Nginx for Developers: Reverse Proxy and Load Balancing
You ran node server.js on port 3000. You are done, right?
No. You need Nginx in front.
Why Nginx?
- Security: Hides your backend.
- Performance: Serves static files (images, css) much faster than Node.

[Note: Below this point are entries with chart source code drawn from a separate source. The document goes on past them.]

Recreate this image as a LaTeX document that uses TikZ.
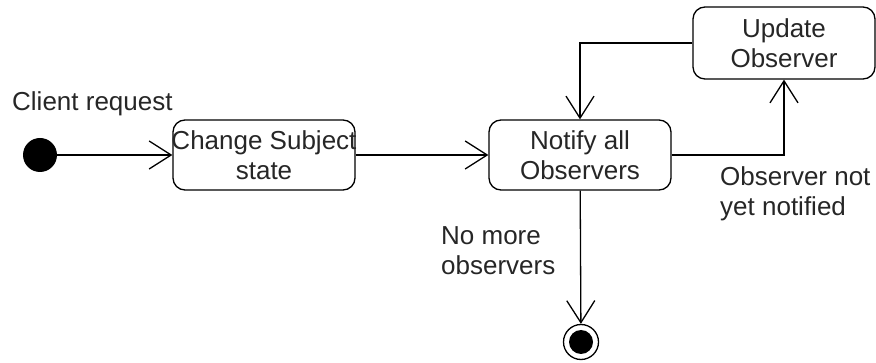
\documentclass[tikz,border=0pt]{standalone}
\usepackage{fontspec}
\setmainfont{Liberation Sans}
\usetikzlibrary{arrows.meta}
\begin{document}
\begin{tikzpicture}[x=1pt,y=-1pt,
  every node/.style={font=\fontsize{26}{30}\selectfont, text=black!85},
  statebox/.style={draw, rounded corners=12pt, line width=1.3pt,
    minimum width=182pt, minimum height=70pt, align=center, inner sep=0pt},
  flow/.style={line width=1.3pt,
    -{Straight Barb[length=22pt,width=28pt,line width=1.3pt]}},
  note/.style={align=left, anchor=west, inner sep=0pt}]
\useasboundingbox (0,0) rectangle (876,363);

% states
\node[circle, fill=black, minimum size=34pt, inner sep=0pt] (init) at (40,155) {};
\node[statebox, label={[align=center]center:Change Subject\\state}] (change) at (264,155) {};
\node[statebox] (notify) at (580,155) {Notify all\\Observers};
\node[statebox, minimum height=72pt] (update) at (784,43) {Update\\Observer};
\node[circle, draw, line width=1.3pt, minimum size=35pt, inner sep=0pt] (final) at (581,342) {};
\node[circle, fill=black, minimum size=24pt, inner sep=0pt] (finaldot) at (final) {};

% transitions
\draw[flow] (init) -- (change);
\draw[flow] (change) -- (notify);
\draw[flow] (notify.east) -| (update.south);
\draw[flow] (update.west) -| (notify.north);
\draw[flow] (notify) -- (final);

% guard labels
\node[note] (lclient) at (12,104) {Client request};
\node[note] (lnot) at (720,194) {Observer not\\yet notified};
\node[note] (lnomore) at (441,251) {No more\\observers};
\end{tikzpicture}
\end{document}
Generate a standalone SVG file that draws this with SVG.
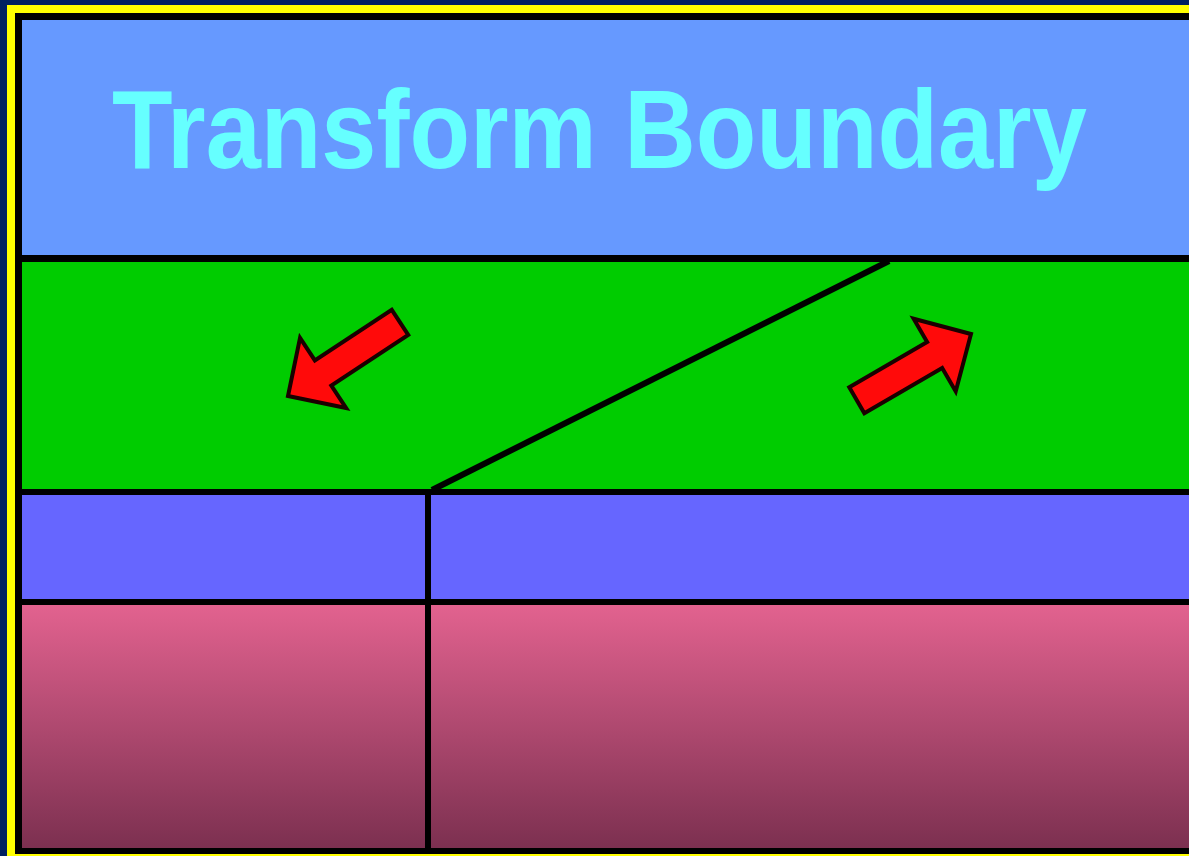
<svg xmlns="http://www.w3.org/2000/svg" width="1189" height="856" viewBox="0 0 1189 856">
<defs>
<linearGradient id="mantle" x1="0" y1="0" x2="0" y2="1">
<stop offset="0" stop-color="#E2628F"/>
<stop offset="1" stop-color="#7C3050"/>
</linearGradient>
<style>
.edge{stroke:#000;stroke-width:6;fill:none}
.arrow{fill:#FF0A0A;stroke:#1a0000;stroke-width:4;stroke-linejoin:miter}
.title{font-family:"Liberation Sans",Arial,sans-serif;font-weight:bold;font-size:112px;fill:#66FFFF}
</style>
</defs>
<rect x="0" y="0" width="1189" height="856" fill="#002060"/>
<rect x="7" y="5" width="1182" height="851" fill="#FFFF00"/>
<rect x="15" y="13" width="1174" height="841" fill="#000"/>
<g id="sky">
<rect x="22" y="20" width="1167" height="235" fill="#6699FF"/>
<text class="title" transform="translate(112 168) scale(0.885 1)" x="0" y="0">Transform Boundary</text>
</g>
<g id="crust">
<rect x="22" y="262" width="1167" height="227" fill="#00CC00"/>
</g>
<g id="lithosphere">
<rect x="22" y="495" width="1167" height="104" fill="#6666FF"/>
</g>
<g id="mantle-layer">
<rect x="22" y="605" width="1167" height="243" fill="url(#mantle)"/>
</g>
<g id="connectors">
<line class="edge" x1="22" y1="258.5" x2="1189" y2="258.5" stroke-width="7"/>
<line class="edge" x1="22" y1="492" x2="1189" y2="492"/>
<line class="edge" x1="22" y1="602" x2="1189" y2="602"/>
<line class="edge" x1="428" y1="489" x2="428" y2="848"/>
<line class="edge" x1="432" y1="490" x2="889" y2="261" stroke-width="4"/>
</g>
<g id="arrow-left">
<polygon class="arrow" transform="translate(288 396) rotate(146.7)" points="0,0 -42,-42 -42,-15 -134,-15 -134,15 -42,15 -42,42"/>
</g>
<g id="arrow-right">
<polygon class="arrow" transform="translate(971 334) rotate(-30.1)" points="0,0 -42,-42 -42,-15 -132,-15 -132,15 -42,15 -42,42"/>
</g>
</svg>
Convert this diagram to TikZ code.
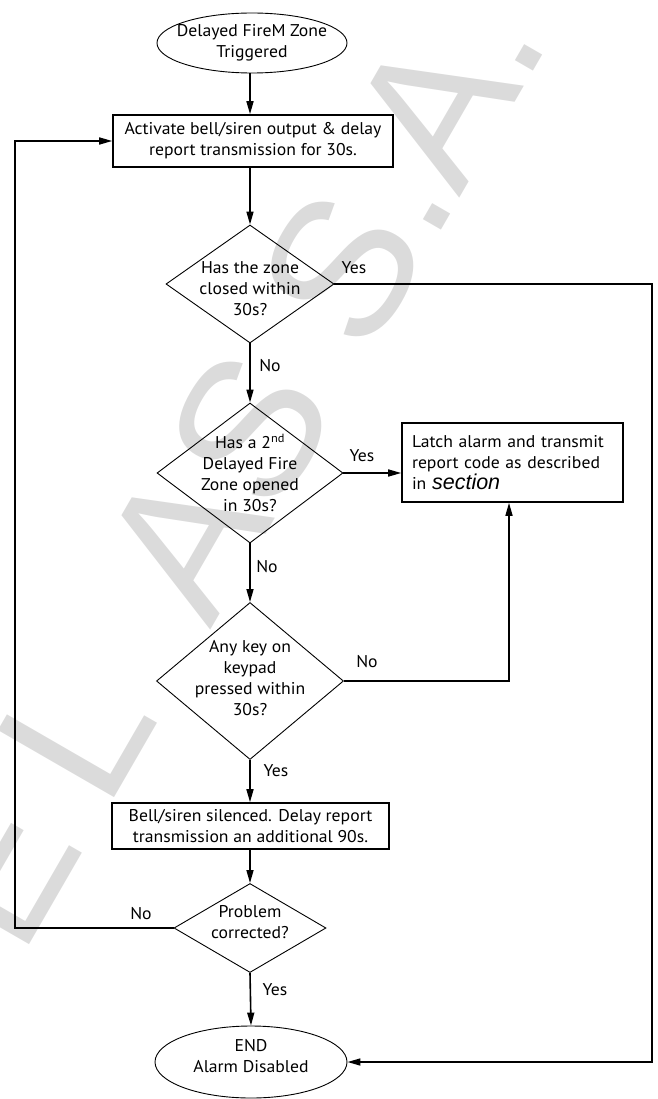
\documentclass[tikz,border=0pt]{standalone}
\usepackage{fontspec}
\setmainfont[FakeStretch=1.04]{PT Sans}
\newfontfamily\arialfam{Liberation Sans}
\usetikzlibrary{shapes.geometric,arrows.meta}
\newcommand\ctext[2][-4pt]{\smash{\makebox[0pt]{\raisebox{#1}{\begin{tabular}{@{}c@{}}#2\end{tabular}}}}}
\begin{document}
\begin{tikzpicture}[x=1pt,y=-1pt,
  every node/.style={font=\fontsize{17}{21}\selectfont},
  conn/.style={line width=1.6pt, -{Triangle[length=13pt,width=7pt]}},
  procbox/.style={draw, line width=1.6pt, rectangle, inner sep=0pt, align=center},
  decision/.style={draw, line width=0.9pt, diamond, inner sep=0pt},
  term/.style={draw, line width=0.9pt, ellipse, inner sep=0pt},
  lbl/.style={inner sep=0pt},
  wmark/.style={text=black!14, rotate=60, inner sep=0pt, anchor=base east, font=\fontsize{195}{195}\selectfont\arialfam}
]
\useasboundingbox (0,0) rectangle (657,1099);
\node[wmark] (wm) at (552,39) {E\kern40pt L\kern100pt AS S.A.};

\coordinate (cx) at (250,0);
\coordinate (rx) at (652,0);
\coordinate (kx) at (509,0);
\coordinate (lx) at (15,0);

\node[term, minimum width=190pt, minimum height=60pt] (start) at (252,43) {\ctext{Delayed FireM Zone\\Triggered}};
\node[procbox, minimum width=280pt, minimum height=52pt] (act) at (253,141) {Activate bell/siren output \& delay\\report transmission for 30s.};
\node[decision, minimum width=168pt, minimum height=118pt] (d1) at (250,284) {\ctext[-11pt]{Has the zone\\closed within\\30s?}};
\node[decision, minimum width=186pt, minimum height=140pt] (d2) at (250,473) {\ctext[-7pt]{Has a 2\textsuperscript{nd}\\Delayed Fire\\Zone opened\\in 30s?}};
\node[procbox, minimum width=221pt, minimum height=79pt, text width=201pt, align=left] (latch) at (512.5,462.5) {Latch alarm and transmit\\report code as described\\in {\arialfam\itshape\fontsize{21.5}{21}\selectfont section}};
\node[decision, minimum width=187pt, minimum height=157pt] (d3) at (250,681) {\ctext[-3.5pt]{Any key on\\keypad\\pressed within\\30s?}};
\node[procbox, minimum width=277pt, minimum height=46pt] (bell) at (250.5,826) {Bell/siren silenced. Delay report\\transmission an additional 90s.};
\node[decision, minimum width=152pt, minimum height=89pt] (d4) at (250,928) {\ctext[-0.5pt]{Problem\\corrected?}};
\node[term, minimum width=192pt, minimum height=72pt] (end) at (251,1062) {\ctext[-0.5pt]{END\\Alarm Disabled}};

\draw[conn] (cx |- start.south) -- (cx |- act.north);
\draw[conn] (d1.north |- act.south) -- (d1.north);
\draw[conn] (d1.south) -- (d2.north);
\draw[conn] (d2.east) -- (d2.east -| latch.west);
\draw[conn] (d2.south) -- (d3.north);
\draw[conn] (d3.south) -- (d3.south |- bell.north);
\draw[conn] (d4.north |- bell.south) -- (d4.north);
\draw[conn] (d4.south) -- (end.north);
\draw[conn] (d1.east) -- (d1.east -| rx) -- (rx |- end.east) -- (end.east);
\draw[conn] (d3.east) -- (d3.east -| kx) -- (kx |- latch.south);
\draw[conn] (d4.west) -- (d4.west -| lx) -- (lx |- act.west) -- (act.west);

\node[lbl] (y1) at (354,268) {Yes};
\node[lbl] (n1) at (270,366) {No};
\node[lbl] (y2) at (362,456) {Yes};
\node[lbl] (n2) at (267,567) {No};
\node[lbl] (n3) at (367,662) {No};
\node[lbl] (y3) at (276,771) {Yes};
\node[lbl] (n4) at (141,914) {No};
\node[lbl] (y4) at (275,990) {Yes};
\end{tikzpicture}
\end{document}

- SSL: Handles HTTPS encryption.
- Load Balancing: Distributes traffic.
Basic Config (/etc/nginx/sites-available/default)
server {
listen 80;
server_name example.com;
# Serve Static Files
location /static/ {
root /var/www/app;
expires 30d;
}
# Reverse Proxy to Node.js
location / {
proxy_pass http://localhost:3000;
proxy_http_version 1.1;
proxy_set_header Upgrade $http_upgrade;
proxy_set_header Connection 'upgrade';
proxy_set_header Host $host;
proxy_cache_bypass $http_upgrade;
}
}
Load Balancing
Run your app on ports 3000, 3001, 3002.
upstream myapp {
server localhost:3000;
server localhost:3001;
server localhost:3002;
}
server {
location / {
proxy_pass http://myapp;
}
}
Nginx will distribute requests round-robin style.
HTTPS with Certbot
Don't buy certs. Use Let's Encrypt.
sudo apt install certbot python3-certbot-nginx
sudo certbot --nginx -d example.com
It auto-configures SSL in your Nginx file.
Nginx is the "glue" of the internet. Even basic knowledge separates you from the average dev.